-- start Information supplied --
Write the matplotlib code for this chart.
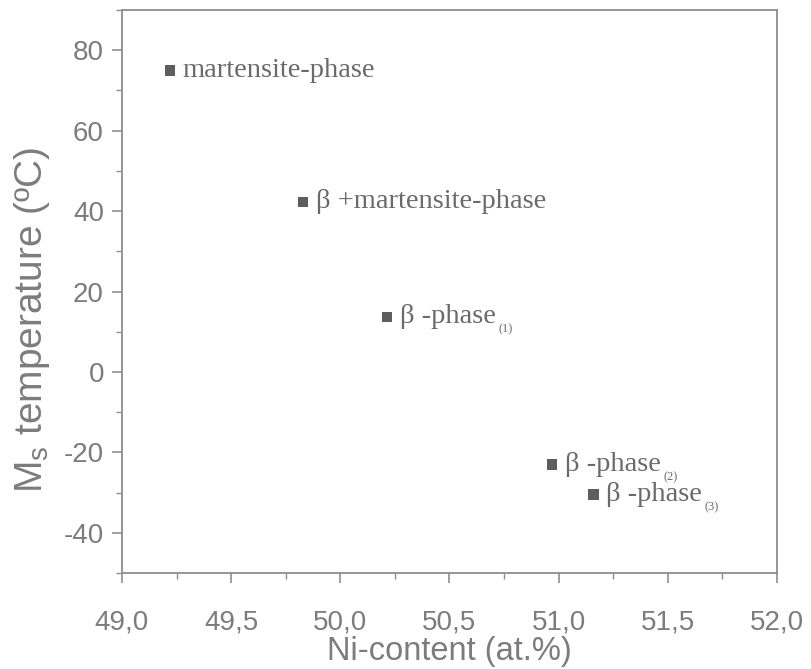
import matplotlib
matplotlib.use("Agg")
import matplotlib.pyplot as plt
from matplotlib.ticker import MultipleLocator, FuncFormatter

# Ni content (at.%) and Ms temperature (°C) for each phase state
ni_content = [49.22, 49.83, 50.215, 50.97, 51.16]
ms_temp = [75.0, 42.3, 13.7, -23.0, -30.5]
phase_names = [
    "martensite-phase",
    "β +martensite-phase",
    "β -phase",
    "β -phase",
    "β -phase",
]
phase_index = ["", "", "(1)", "(2)", "(3)"]

x_ticks = [49.0, 49.5, 50.0, 50.5, 51.0, 51.5, 52.0]
y_ticks = [-40, -20, 0, 20, 40, 60, 80]

axis_grey = "#8e8e8e"
text_grey = "#7c7c7c"
mark_grey = "#5e5e5e"
note_grey = "#6a6a6a"

fig = plt.figure(figsize=(8.11, 6.69), dpi=100)
ax = fig.add_axes([0.1504, 0.1435, 0.8076, 0.8415])

ax.scatter(ni_content, ms_temp, marker="s", s=55, color=mark_grey,
           edgecolors="none", zorder=3)

for x, y, name, idx in zip(ni_content, ms_temp, phase_names, phase_index):
    main = ax.annotate(name, (x, y), xytext=(9, 0), textcoords="offset points",
                       ha="left", va="center", fontsize=20.5,
                       family="Liberation Serif", color=note_grey)
    if idx:
        ax.annotate(idx, xy=(1.0, 0.0), xycoords=main, xytext=(2, 0),
                    textcoords="offset points", ha="left", va="center",
                    fontsize=9, family="Liberation Serif", color=note_grey)

ax.set_xlim(49.0, 52.0)
ax.set_ylim(-50, 90)
ax.set_xticks(x_ticks)
ax.set_yticks(y_ticks)
ax.xaxis.set_minor_locator(MultipleLocator(0.25))
ax.yaxis.set_minor_locator(MultipleLocator(10))
ax.xaxis.set_major_formatter(FuncFormatter(lambda v, p: f"{v:.1f}".replace(".", ",")))
ax.yaxis.set_major_formatter(FuncFormatter(lambda v, p: f"{v:.0f}"))

for side in ["left", "bottom", "right", "top"]:
    ax.spines[side].set_color(axis_grey)
    ax.spines[side].set_linewidth(1.3)

ax.tick_params(which="major", direction="out", length=7, width=1.2,
               color=axis_grey, labelcolor=text_grey, labelsize=20,
               top=False, right=False)
ax.tick_params(axis="y", which="major", pad=6)
ax.tick_params(axis="x", which="major", pad=19)
ax.tick_params(which="minor", direction="out", length=4, width=1.0,
               color=axis_grey, top=False, right=False)
for lbl in ax.get_xticklabels() + ax.get_yticklabels():
    lbl.set_family("Liberation Sans")

ax.set_xlabel("Ni-content (at.%)", fontsize=23.5, color=text_grey,
              family="Liberation Sans", labelpad=1)
ax.set_ylabel(r"M$_{\mathregular{s}}$ temperature (ºC)", fontsize=28,
              color=text_grey, family="Liberation Sans")
ax.yaxis.set_label_coords(-0.107, 0.45)

fig.savefig("out.png", dpi=100, facecolor="white")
-- end Information supplied --
* Set problem: Without the pictures, output the full listing exactly as it stands.

* Exercise response:
Write the matplotlib code for this chart.
import matplotlib
matplotlib.use("Agg")
import matplotlib.pyplot as plt
from matplotlib.ticker import MultipleLocator, FuncFormatter

# Ni content (at.%) and Ms temperature (°C) for each phase state
ni_content = [49.22, 49.83, 50.215, 50.97, 51.16]
ms_temp = [75.0, 42.3, 13.7, -23.0, -30.5]
phase_names = [
    "martensite-phase",
    "β +martensite-phase",
    "β -phase",
    "β -phase",
    "β -phase",
]
phase_index = ["", "", "(1)", "(2)", "(3)"]

x_ticks = [49.0, 49.5, 50.0, 50.5, 51.0, 51.5, 52.0]
y_ticks = [-40, -20, 0, 20, 40, 60, 80]

axis_grey = "#8e8e8e"
text_grey = "#7c7c7c"
mark_grey = "#5e5e5e"
note_grey = "#6a6a6a"

fig = plt.figure(figsize=(8.11, 6.69), dpi=100)
ax = fig.add_axes([0.1504, 0.1435, 0.8076, 0.8415])

ax.scatter(ni_content, ms_temp, marker="s", s=55, color=mark_grey,
           edgecolors="none", zorder=3)

for x, y, name, idx in zip(ni_content, ms_temp, phase_names, phase_index):
    main = ax.annotate(name, (x, y), xytext=(9, 0), textcoords="offset points",
                       ha="left", va="center", fontsize=20.5,
                       family="Liberation Serif", color=note_grey)
    if idx:
        ax.annotate(idx, xy=(1.0, 0.0), xycoords=main, xytext=(2, 0),
                    textcoords="offset points", ha="left", va="center",
                    fontsize=9, family="Liberation Serif", color=note_grey)

ax.set_xlim(49.0, 52.0)
ax.set_ylim(-50, 90)
ax.set_xticks(x_ticks)
ax.set_yticks(y_ticks)
ax.xaxis.set_minor_locator(MultipleLocator(0.25))
ax.yaxis.set_minor_locator(MultipleLocator(10))
ax.xaxis.set_major_formatter(FuncFormatter(lambda v, p: f"{v:.1f}".replace(".", ",")))
ax.yaxis.set_major_formatter(FuncFormatter(lambda v, p: f"{v:.0f}"))

for side in ["left", "bottom", "right", "top"]:
    ax.spines[side].set_color(axis_grey)
    ax.spines[side].set_linewidth(1.3)

ax.tick_params(which="major", direction="out", length=7, width=1.2,
               color=axis_grey, labelcolor=text_grey, labelsize=20,
               top=False, right=False)
ax.tick_params(axis="y", which="major", pad=6)
ax.tick_params(axis="x", which="major", pad=19)
ax.tick_params(which="minor", direction="out", length=4, width=1.0,
               color=axis_grey, top=False, right=False)
for lbl in ax.get_xticklabels() + ax.get_yticklabels():
    lbl.set_family("Liberation Sans")

ax.set_xlabel("Ni-content (at.%)", fontsize=23.5, color=text_grey,
              family="Liberation Sans", labelpad=1)
ax.set_ylabel(r"M$_{\mathregular{s}}$ temperature (ºC)", fontsize=28,
              color=text_grey, family="Liberation Sans")
ax.yaxis.set_label_coords(-0.107, 0.45)

fig.savefig("out.png", dpi=100, facecolor="white")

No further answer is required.